Copy exactly, and only, the lines between the start of the entries below and the line containing "feel comfortable learning", both inclusive. Omit pictures.

-- START OF GIVEN ENTRIES --

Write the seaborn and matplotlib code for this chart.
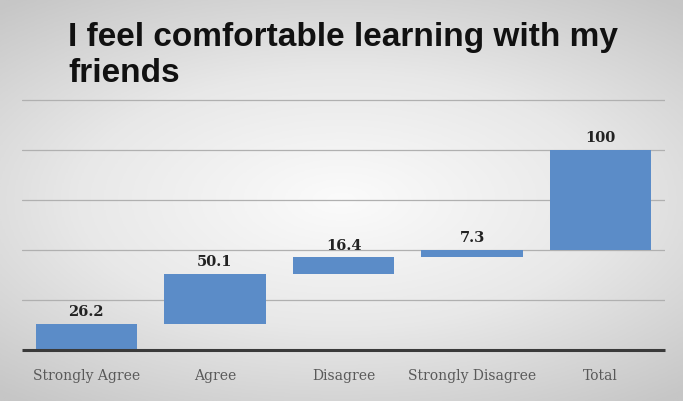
import numpy as np
import pandas as pd
import matplotlib
matplotlib.use("Agg")
import matplotlib.pyplot as plt
import seaborn as sns

categories = ["Strongly Agree", "Agree", "Disagree", "Strongly Disagree", "Total"]
values = [26.2, 50.1, 16.4, 7.3, 100]
bases = [0, 26.2, 76.3, 92.7, 100]
labels = ["26.2", "50.1", "16.4", "7.3", "100"]
title = "I feel comfortable learning with my\nfriends"

df = pd.DataFrame({"category": categories, "value": values, "base": bases})

sns.set_theme(style="white")
fig = plt.figure(figsize=(6.83, 4.02), dpi=100)

# radial gradient background
bg = fig.add_axes([0, 0, 1, 1], zorder=-10)
yy, xx = np.mgrid[-1:1:300j, -1:1:500j]
r = np.sqrt((xx * 0.9) ** 2 + (yy * 1.1) ** 2)
bg.imshow(r, cmap=matplotlib.colors.LinearSegmentedColormap.from_list(
    "g", ["#fbfbfb", "#e8e8e8", "#c6c6c6"]), vmin=0, vmax=1.4,
    extent=[0, 1, 0, 1], aspect="auto", interpolation="bilinear")
bg.axis("off")

ax = fig.add_axes([22 / 683, 1 - 351 / 402, 643 / 683, 252 / 402])
ax.patch.set_alpha(0)
sns.barplot(data=df, x="category", y="value", color="#5b8cc8", saturation=1,
            width=0.79, ax=ax, zorder=3)
for p, b in zip(ax.patches, df["base"]):
    p.set_y(b)
    p.set_edgecolor("none")

ax.set_ylim(0, 252)
ax.set_xlim(-0.5, 4.5)
for g in [50, 100, 150, 200, 250]:
    ax.axhline(g, color="#b0b0b0", lw=0.9, zorder=1)
ax.axhline(0, color="#3a3a3a", lw=2.2, zorder=4, clip_on=False,
           solid_capstyle="butt")
for s in ax.spines.values():
    s.set_visible(False)
ax.set_yticks([])
ax.set_xlabel("")
ax.set_ylabel("")
ax.tick_params(axis="x", length=0, pad=13)
for t in ax.get_xticklabels():
    t.set_fontfamily("DejaVu Serif")
    t.set_fontsize(10)
    t.set_color("#595959")

for i, (v, b, lab) in enumerate(zip(values, bases, labels)):
    ax.annotate(lab, (i, v + b), xytext=(0, 4), textcoords="offset points",
                ha="center", va="bottom", fontsize=10.5, fontweight="bold",
                family="DejaVu Serif", color="#222222")

fig.text(68 / 683, 1 - 22 / 402, title, ha="left", va="top",
         fontsize=24, fontweight="bold", family="Liberation Sans",
         color="#111111", linespacing=1.22)

fig.savefig("out.png", dpi=100)
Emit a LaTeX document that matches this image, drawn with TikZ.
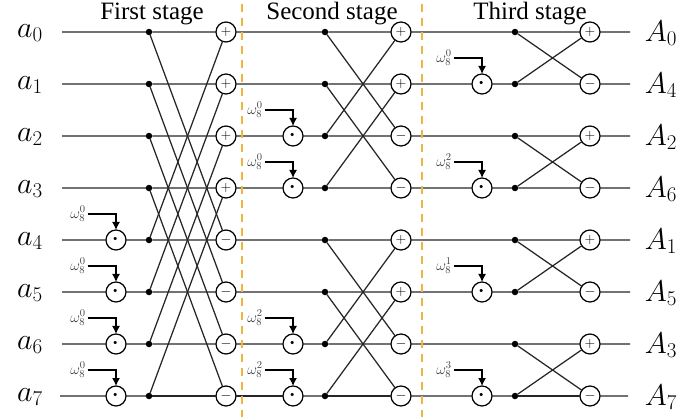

-- END OF GIVEN ENTRIES --

(SOLUTION):
Write the seaborn and matplotlib code for this chart.
import numpy as np
import pandas as pd
import matplotlib
matplotlib.use("Agg")
import matplotlib.pyplot as plt
import seaborn as sns

categories = ["Strongly Agree", "Agree", "Disagree", "Strongly Disagree", "Total"]
values = [26.2, 50.1, 16.4, 7.3, 100]
bases = [0, 26.2, 76.3, 92.7, 100]
labels = ["26.2", "50.1", "16.4", "7.3", "100"]
title = "I feel comfortable learning with my\nfriends"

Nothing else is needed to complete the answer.